IPAは30日、「情報セキュリティに関する脅威に対する意識調査報告書」を公開した。調査はパソコンを使ってネットを使う15歳以上の利用者を対象にWebアンケート方式で行い、有効回答数は5000人。
Webアンケートであるため、パソコンやインターネットに関しては、利用者全体よりもアクティブな方向の回答が得られることが推測できるが、それでも、現在セキュリティ上の大きな問題となっているUSBメモリを介したウイルス感染や無線LANのタダ乗りに対する認知度は低く、リスキーな利用者が相当数に上る可能性がある。
●スキが目立つセキュリティ対策
何らかのセキュリティ対策を実施している利用者は、昨年9月の調査から4.7ポイント増の93.1%と9割を超えたものの、特に対策をしていないノーガード組が6.9%残る。

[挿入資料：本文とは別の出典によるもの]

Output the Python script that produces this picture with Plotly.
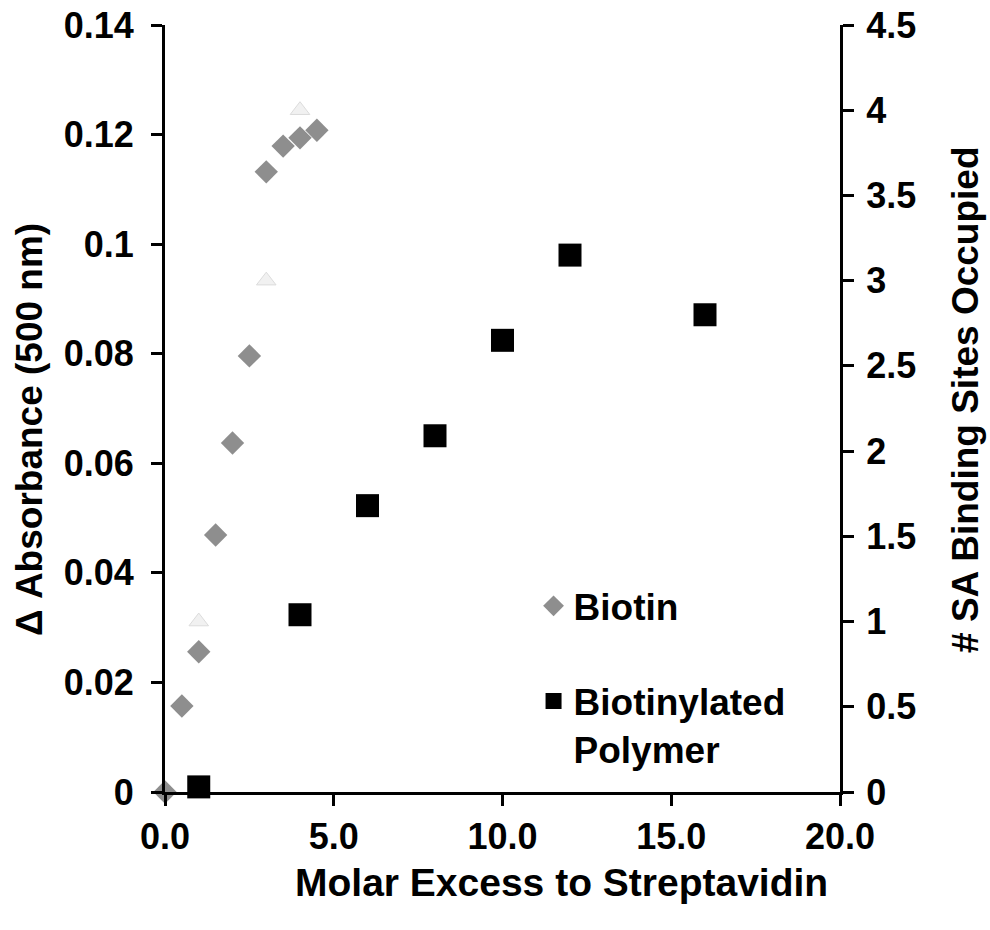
import plotly.graph_objects as go

# Biotin titration: change in absorbance at 500 nm (left axis)
biotin_x = [0.0, 0.5, 1.0, 1.5, 2.0, 2.5, 3.0, 3.5, 4.0, 4.5]
biotin_abs = [0.0, 0.0157, 0.0256, 0.0469, 0.0637, 0.0796, 0.1132, 0.1179, 0.1194, 0.1208]

# Theoretical site occupancy reference points (right axis)
ref_x = [1.0, 3.0, 4.0]
ref_sites = [1.0, 3.0, 4.0]

# Biotinylated polymer: streptavidin binding sites occupied (right axis)
poly_x = [1.0, 4.0, 6.0, 8.0, 10.0, 12.0, 16.0]
poly_sites = [0.03, 1.04, 1.68, 2.09, 2.65, 3.15, 2.80]

x_ticks = [0, 5, 10, 15, 20]
left_ticks = [0, 0.02, 0.04, 0.06, 0.08, 0.1, 0.12, 0.14]
right_ticks = [0, 0.5, 1, 1.5, 2, 2.5, 3, 3.5, 4, 4.5]

x_title = "Molar Excess to Streptavidin"
left_title = "Δ Absorbance (500 nm)"
right_title = "# SA Binding Sites Occupied"

FONT = "Liberation Sans, Arial, sans-serif"


def bold(size):
    return dict(family=FONT, size=size, color="black", weight="bold")


fig = go.Figure()

fig.add_trace(go.Scatter(
    x=ref_x, y=ref_sites, yaxis="y2", mode="markers",
    marker=dict(symbol="triangle-up", size=17, color="#f1f1f1",
                line=dict(color="#dcdcdc", width=1)),
    showlegend=False, cliponaxis=False,
))

fig.add_trace(go.Scatter(
    x=biotin_x, y=biotin_abs, mode="markers", name="Biotin",
    marker=dict(symbol="diamond", size=18, color="#8e8e8e", line=dict(width=0)),
    legendgroup="a", cliponaxis=False,
))

fig.add_trace(go.Scatter(
    x=poly_x, y=poly_sites, yaxis="y2", mode="markers",
    name="Biotinylated<br>Polymer",
    marker=dict(symbol="square", size=23, color="#000000", line=dict(width=0)),
    legendgroup="b", cliponaxis=False,
))

axis_common = dict(
    showline=True, linecolor="black", linewidth=3,
    ticks="outside", ticklen=11, tickwidth=3, tickcolor="black",
    showgrid=False, zeroline=False,
    tickfont=bold(36),
)

fig.update_layout(
    width=990, height=930,
    margin=dict(l=165, r=150, t=25, b=138, autoexpand=False),
    paper_bgcolor="white", plot_bgcolor="white",
    xaxis=dict(range=[0, 20], tickvals=x_ticks, tickformat=".1f", tickangle=0,
               **axis_common),
    yaxis=dict(range=[0, 0.14], tickvals=left_ticks, ticklabelstandoff=10,
               **axis_common),
    yaxis2=dict(range=[0, 4.5], tickvals=right_ticks, overlaying="y", side="right",
                ticklabelstandoff=5, **axis_common),
    legend=dict(
        x=0.546, y=0.2825, xanchor="left", yanchor="top",
        font=bold(37), bgcolor="rgba(0,0,0,0)",
        tracegroupgap=44, valign="top", itemsizing="trace",
    ),
    annotations=[
        dict(text=x_title, xref="paper", yref="paper", x=0.587, y=-0.118,
             xanchor="center", yanchor="middle", showarrow=False, font=bold(39)),
        dict(text=left_title, xref="paper", yref="paper", x=-0.2, y=0.472,
             xanchor="center", yanchor="middle", showarrow=False, textangle=-90,
             font=bold(37)),
        dict(text=right_title, xref="paper", yref="paper", x=1.185, y=0.511,
             xanchor="center", yanchor="middle", showarrow=False, textangle=-90,
             font=bold(37)),
    ],
)

fig.write_html("out.html")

「不審な電子メールの添付ファイルは開かない」や「怪しいと思われるウェブサイトにはアクセスしない」といった実施率の高い基本技でも、5人に1人は未実施。「セキュリティ対策ソフトの導入・活用」や「Windows Update等によるセキュリティパッチの更新」は4人に1人が未実施。「重要なデータのバックアップ」は半数、「暗号化されたUSBメモリーの利用や重要なファイルの暗号化」に至っては、実施している利用者は3分の1にも満たない状況だ。
・「未然の回避」だけでなく「事故後」も視野に
不審なメールやサイトの回避は脅威に遭遇する可能性を減らすが、攻撃を受けるなどの事故が起きた場合の抑止策にはならない。昨今の攻撃者は不審に思わせない手法を積極的に用いており、正規サイトを改ざんし脆弱性を突いてウイルスに感染させようとする攻撃も数多く報告されている。どれだけ注意していても遭遇してしまうという前提でのぞみ、セキュリティ対策ソフトによるブロックやセキュリティパッチの適用といった積極的な対策を講じておかなければいけない。そして、万が一問題が発生してしまった場合には、重要なデータのバックアップや暗号化が被害を最小限に抑えてくれる。
未然の回避策は最重要項目だが、回避できなかった場合や事後のことまで考えておきたい。